T-Series is a good lens through which to view the market. Music is huge, Bollywood is the world’s biggest film industry and the films are song and music-heavy. The four pillars of entertainment in India, as Kalyan puts it, are astrology, Bollywood, cricket and devotional content. “I call it the ABCD of Indian entertainment,” Kalyan puts it.

Indian consumers listen to music through audio apps like Spotify, or the homegrown Saavn and Gaana. But, as Kalyan says, music is visual — people prefer to watch it, not just listen to it.

The company’s revenue now mostly comes from platforms: YouTube is No. 3, after content licensing to TV channels and Amazon. YouTube, says Kalyan, however, is the major tool for content promotion, because of the large user base and global reach. “Our promotion strategy is YouTube first as it gives our content instant reach and allows us to measure consumer acceptance on the go,” says Kalyan. The company now also sources talent from YouTube, singers and songwriters who became big on the platform, like New Zealand-based singer Shirley Setia and London-based artist Zack Knight. It has an eight-person team, with people dedicated to channels for different Indian languages. (That’s one feature YouTube has also added, with new options on the platform that lets people find videos in languages they pick.)

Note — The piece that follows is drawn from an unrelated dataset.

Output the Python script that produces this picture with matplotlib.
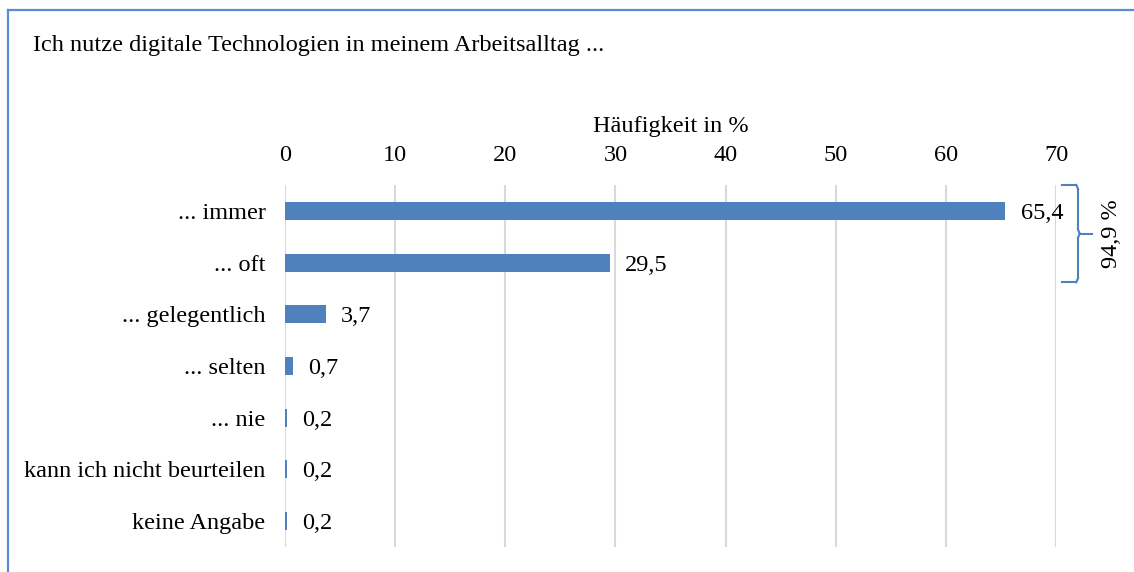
import matplotlib
matplotlib.use("Agg")
import matplotlib.pyplot as plt
from matplotlib.lines import Line2D

categories = ["... immer", "... oft", "... gelegentlich", "... selten", "... nie",
              "kann ich nicht beurteilen", "keine Angabe"]
values = [65.4, 29.5, 3.7, 0.7, 0.2, 0.2, 0.2]
value_labels = ["65,4", "29,5", "3,7", "0,7", "0,2", "0,2", "0,2"]
xticks = [0, 10, 20, 30, 40, 50, 60, 70]
title = "Ich nutze digitale Technologien in meinem Arbeitsalltag ..."
xlabel = "Häufigkeit in %"
brace_label = "94,9 %"

plt.rcParams['font.family'] = ['Liberation Serif', 'DejaVu Serif']
FS = 17.5
BLUE = "#4F81BD"

W, H = 1134, 572
fig = plt.figure(figsize=(W / 100, H / 100), dpi=100)
ax = fig.add_axes([285 / W, 1 - 547 / H, (1056 - 285) / W, (547 - 185) / H])

y = list(range(len(categories)))
ax.barh(y, values, height=0.35, color=BLUE, zorder=3)
ax.set_ylim(len(categories) - 0.5, -0.5)
ax.set_xlim(0, 70)
ax.set_yticks(y)
ax.set_yticklabels(categories, fontsize=FS)
ax.set_xticks(xticks)
ax.set_xticklabels([str(t) for t in xticks], fontsize=FS)
ax.xaxis.tick_top()
ax.xaxis.set_label_position("top")
ax.set_xlabel(xlabel, fontsize=FS, labelpad=9.5)
ax.tick_params(axis="both", length=0)
ax.tick_params(axis="x", pad=13.7)
ax.tick_params(axis="y", pad=14)
for s in ax.spines.values():
    s.set_visible(False)
ax.grid(axis="x", color="#D9D9D9", linewidth=1.5, zorder=0)
ax.set_axisbelow(True)

for yi, v, lab in zip(y, values, value_labels):
    ax.annotate(lab, xy=(v, yi), xytext=(11, 0), textcoords="offset points",
                va="center_baseline", ha="left", fontsize=FS)

# brace
x0, x1, x2 = 70.5, 72.0, 73.3
yt, yb = -0.5, 1.38
ym = (yt + yb) / 2
kw = dict(color=BLUE, lw=1.5, clip_on=False)
ax.plot([x0, x1 - 0.15], [yt, yt], **kw)
ax.plot([x1 - 0.15, x1], [yt, yt + 0.08], **kw)
ax.plot([x1, x1], [yt + 0.08, ym - 0.08], **kw)
ax.plot([x1, x1 + 0.15], [ym - 0.08, ym], **kw)
ax.plot([x1 + 0.15, x2], [ym, ym], **kw)
ax.plot([x1, x1 + 0.15], [ym + 0.08, ym], **kw)
ax.plot([x1, x1], [ym + 0.08, yb - 0.08], **kw)
ax.plot([x1, x1 - 0.15], [yb - 0.08, yb], **kw)
ax.plot([x1 - 0.15, x0], [yb, yb], **kw)
ax.text(75.0, ym, brace_label, rotation=90, va="center", ha="center", fontsize=FS,
        clip_on=False)

# title
fig.text(33 / W, 1 - 46 / H, title, fontsize=FS, ha="left", va="center")

# border (top and left)
fig.add_artist(Line2D([8 / W, 1.0], [1 - 10 / H, 1 - 10 / H], color="#5B8CD0", lw=1.6,
                      transform=fig.transFigure))
fig.add_artist(Line2D([8 / W, 8 / W], [1 - 10 / H, 0.0], color="#5B8CD0", lw=1.6,
                      transform=fig.transFigure))

fig.savefig("out.png", dpi=100)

As for PewDiePie, Kalyan sees the whole thing as just a blip, even though it arguably put T-Series on the map like never before. (The company’s head, Bhushan Kumar, turned the competition into a show of patriotism, with a hashtag campaign called #BharatWinsYouTube, urging Indians to subscribe to the channel as it sought to beat Kjellberg).

“We weren’t concerned with who PewDiePie is,” says Kalyan. “Every day for us is a milestone. We weren’t even looking at it. The only time we did is when he put out something offensive that to me wasn’t in good taste.” Kalyan is referring to a video Kjellberg put out that called out T-Series for trying to dethrone him. “It was a total frenzy,” he recalls.

And as for the argument that this was about individual creators versus corporations, Kalyan scoffs. “See, we are a channel, in which every artist who is working with us, they’re opening up their channels. They get a platform where they could showcase their talent to hundreds of millions of people in one go. We are offering them a huge platform. We’re not talking about a corporation, this is about individual creators.”